▸ SHORT EXERCISE
Retype, exactly as they stand, the lines from the start of the data to the line that contains "2.135, 2.115, 2.124];", both ends included. Leave the pictures out.

---

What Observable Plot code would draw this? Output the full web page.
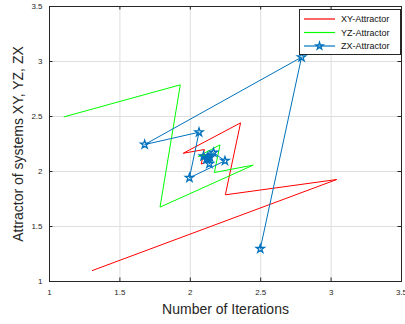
<!DOCTYPE html>
<html>
<head>
<meta charset="utf-8">
<script src="https://cdn.jsdelivr.net/npm/d3@7"></script>
<script src="https://cdn.jsdelivr.net/npm/@observablehq/plot@0.6"></script>
<style>
  html, body { margin: 0; padding: 0; background: #fff; }
  #wrap { position: relative; width: 405px; height: 324px; font-family: "Liberation Sans", Arial, sans-serif; }
  #legend { position: absolute; left: 299px; top: 9px; }
</style>
</head>
<body>
<div id="wrap"></div>
<script>
// ---- data ----
const xTicks = [1, 1.5, 2, 2.5, 3, 3.5];
const yTicks = [1, 1.5, 2, 2.5, 3, 3.5];

const xyX = [1.305, 3.04, 2.249, 2.357, 1.95, 2.10, 2.078, 2.153, 2.115, 2.14, 2.122, 2.13];
const xyY = [1.10, 1.927, 1.788, 2.442, 2.166, 2.20, 2.068, 2.106, 2.15, 2.112, 2.128, 2.12];

const yzX = [1.104, 1.929, 1.785, 2.447, 2.171, 2.211, 2.057, 2.165, 2.112, 2.14, 2.122, 2.13];
const yzY = [2.497, 2.788, 1.676, 2.058, 1.991, 2.242, 2.138, 2.16, 2.09, 2.135, 2.115, 2.124];

const zxX = [2.497, 2.79, 1.676, 2.062, 1.994, 2.246, 2.165, 2.136, 2.094, 2.14, 2.115, 2.128, 2.12, 2.125, 2.122, 2.124];
const zxY = [1.297, 3.039, 2.245, 2.357, 1.943, 2.097, 2.172, 2.07, 2.139, 2.13, 2.11, 2.125, 2.118, 2.122, 2.12, 2.121];

const seriesNames = ["XY-Attractor", "YZ-Attractor", "ZX-Attractor"];
const seriesColors = ["#ff0000", "#00ff00", "#0072bd"];
const xLabel = "Number of Iterations";
const yLabel = "Attractor of systems XY, YZ, ZX";

// ---- build tables ----
const toRows = (xs, ys) => xs.map((x, i) => ({x, y: ys[i]}));
const xy = toRows(xyX, xyY);
const yz = toRows(yzX, yzY);
const zx = toRows(zxX, zxY);

const axisColor = "#262626";
const tlY = 0.032, tlX = 0.025;

const chart = Plot.plot({
  width: 405,
  height: 324,
  marginLeft: 49,
  marginRight: 4,
  marginTop: 6,
  marginBottom: 43,
  style: {fontFamily: "'Liberation Sans', Arial, sans-serif", fontSize: "8px", color: axisColor, background: "white"},
  x: {domain: [1, 3.5]},
  y: {domain: [1, 3.5]},
  marks: [
    Plot.gridX(xTicks, {stroke: "#dedede", strokeOpacity: 1}),
    Plot.gridY(yTicks, {stroke: "#dedede", strokeOpacity: 1}),
    Plot.axisX(xTicks, {tickSize: 0, tickPadding: 8, tickFormat: d => String(d), label: null, fill: axisColor}),
    Plot.axisY(yTicks, {tickSize: 0, tickPadding: 7, tickFormat: d => String(d), label: null, fill: axisColor}),
    Plot.ruleX(xTicks, {x: d => d, y1: 1, y2: 1 + tlY, stroke: axisColor}),
    Plot.ruleX(xTicks, {x: d => d, y1: 3.5 - tlY, y2: 3.5, stroke: axisColor}),
    Plot.ruleY(yTicks, {y: d => d, x1: 1, x2: 1 + tlX, stroke: axisColor}),
    Plot.ruleY(yTicks, {y: d => d, x1: 3.5 - tlX, x2: 3.5, stroke: axisColor}),
    Plot.frame({stroke: axisColor}),
    Plot.line(xy, {x: "x", y: "y", stroke: seriesColors[0], strokeWidth: 1}),
    Plot.line(yz, {x: "x", y: "y", stroke: seriesColors[1], strokeWidth: 1}),
    Plot.line(zx, {x: "x", y: "y", stroke: seriesColors[2], strokeWidth: 1}),
    Plot.dot(zx, {x: "x", y: "y", symbol: "star", r: 2.6, stroke: seriesColors[2], fill: "none", strokeWidth: 1.3}),
    Plot.text([xLabel], {text: d => d, frameAnchor: "bottom", dy: 32, fontSize: 14, fill: axisColor}),
    Plot.text([yLabel], {text: d => d, frameAnchor: "left", textAnchor: "middle", rotate: -90, dx: -31, fontSize: 14, fill: axisColor})
  ]
});

const wrap = document.getElementById("wrap");
wrap.appendChild(chart);

// ---- legend ----
const lw = 102, lh = 46;
const legend = d3.create("svg").attr("id", "legend").attr("width", lw).attr("height", lh);
legend.append("rect").attr("x", 0.5).attr("y", 0.5).attr("width", lw - 1).attr("height", lh - 1)
  .attr("fill", "white").attr("stroke", axisColor);
seriesNames.forEach((name, i) => {
  const cy = 10 + i * 13.5;
  legend.append("path").attr("d", `M5,${cy}H36`)
    .style("stroke", seriesColors[i]).style("stroke-width", "1.2px").style("fill", "none");
  if (i === 2) {
    legend.append("path").attr("d", d3.symbol(d3.symbolStar, 16)())
      .attr("transform", `translate(20.5,${cy})`)
      .style("fill", "none").style("stroke", seriesColors[i]).style("stroke-width", "1.3px");
  }
  legend.append("text").attr("x", 42).attr("y", cy).attr("dy", "0.35em")
    .attr("font-size", 9).attr("fill", "#111")
    .attr("font-family", "'Liberation Sans', Arial, sans-serif").text(name);
});
wrap.appendChild(legend.node());
</script>
</body>
</html>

---

▸ SOLUTION
What Observable Plot code would draw this? Output the full web page.
<!DOCTYPE html>
<html>
<head>
<meta charset="utf-8">
<script src="https://cdn.jsdelivr.net/npm/d3@7"></script>
<script src="https://cdn.jsdelivr.net/npm/@observablehq/plot@0.6"></script>
<style>
  html, body { margin: 0; padding: 0; background: #fff; }
  #wrap { position: relative; width: 405px; height: 324px; font-family: "Liberation Sans", Arial, sans-serif; }
  #legend { position: absolute; left: 299px; top: 9px; }
</style>
</head>
<body>
<div id="wrap"></div>
<script>
// ---- data ----
const xTicks = [1, 1.5, 2, 2.5, 3, 3.5];
const yTicks = [1, 1.5, 2, 2.5, 3, 3.5];

const xyX = [1.305, 3.04, 2.249, 2.357, 1.95, 2.10, 2.078, 2.153, 2.115, 2.14, 2.122, 2.13];
const xyY = [1.10, 1.927, 1.788, 2.442, 2.166, 2.20, 2.068, 2.106, 2.15, 2.112, 2.128, 2.12];

const yzX = [1.104, 1.929, 1.785, 2.447, 2.171, 2.211, 2.057, 2.165, 2.112, 2.14, 2.122, 2.13];
const yzY = [2.497, 2.788, 1.676, 2.058, 1.991, 2.242, 2.138, 2.16, 2.09, 2.135, 2.115, 2.124];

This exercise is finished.